With the sweet smell of fall in the air on the East coast, the Philadelphia Phillies are trying to make something out of what was considered a lost season. With a victory tonight against the Miami Marlins, the Phillies can get back to .500 and possibly (with some help from the San Diego Padres) move to within less than five games of the final wildcard spot. To be honest, it’s unlikely the Phillies can make up the necessary five games in the 22 games remaining on the schedule, but if they do manage get in, who knows what could happen.
What’s interesting about the Phillies resurgence is not the return of stars Ryan Howard and Chase Utley. The recent success is a product of an influx of young minor league talent, such as pitcher Tyler Cloyd and third baseman Kevin Frandsen, and veterans who have performed beyond expectations, such as Kyle Kendrick. The addition of Kendrick to the starting rotation, after Joe Blanton was traded to the Dodgers, has been an unexpected boost for the Phillies. He has gone 5-1 with a 1.49 ERA in his last six starts, and adding him to the consistency of Cole Hamels, Roy Halladay and Cliff Lee has fueled the Phillies improbable run.
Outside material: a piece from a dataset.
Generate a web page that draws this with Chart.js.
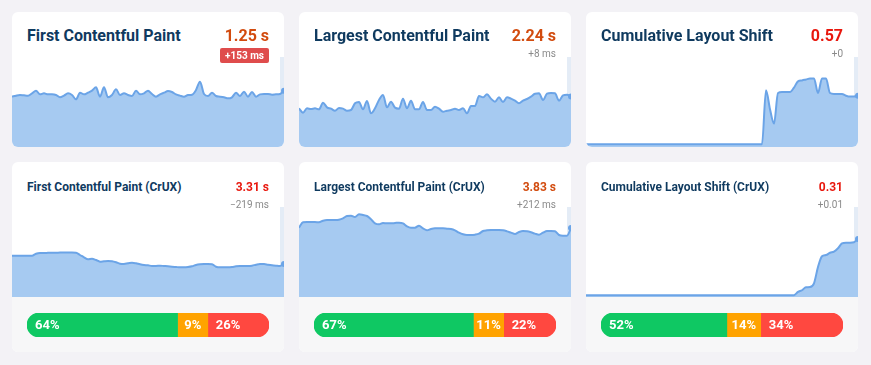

I’m sure having Howard and Utley in the lineup has made some difference, but the major reason for the success may be the health of Halladay. Knowing that he is pitching every fifth day makes a huge difference, and if you look back on this season, the Phillies were still hanging around the .500 mark until Halladay went down in mid-June with an injury. Since then, the Phillies have been climbing up hill. Finally, this week, they may get to .500 again, and being within five games is a huge accomplishment, but it’s not the end of the climb.
Five games out is still a long way from being into the playoff race. Still, it’s great to see the Phillies have not given up, despite spending a majority of the season in the National League East basement. Many considered Philadelphia on par with the Red Sox and Tigers as the most underperforming teams this season. That is not the case anymore. The Phillies still have the pitching to compete if they manage to find a way to squeak in, and in recent years, the hot team at the end of the season is the team to watch out for come playoff time.
There’s no guarantee the Phillies will have the same success over the next 22 games, but we may be looking at something nobody was expecting this September: the chance to be in the mix at the end.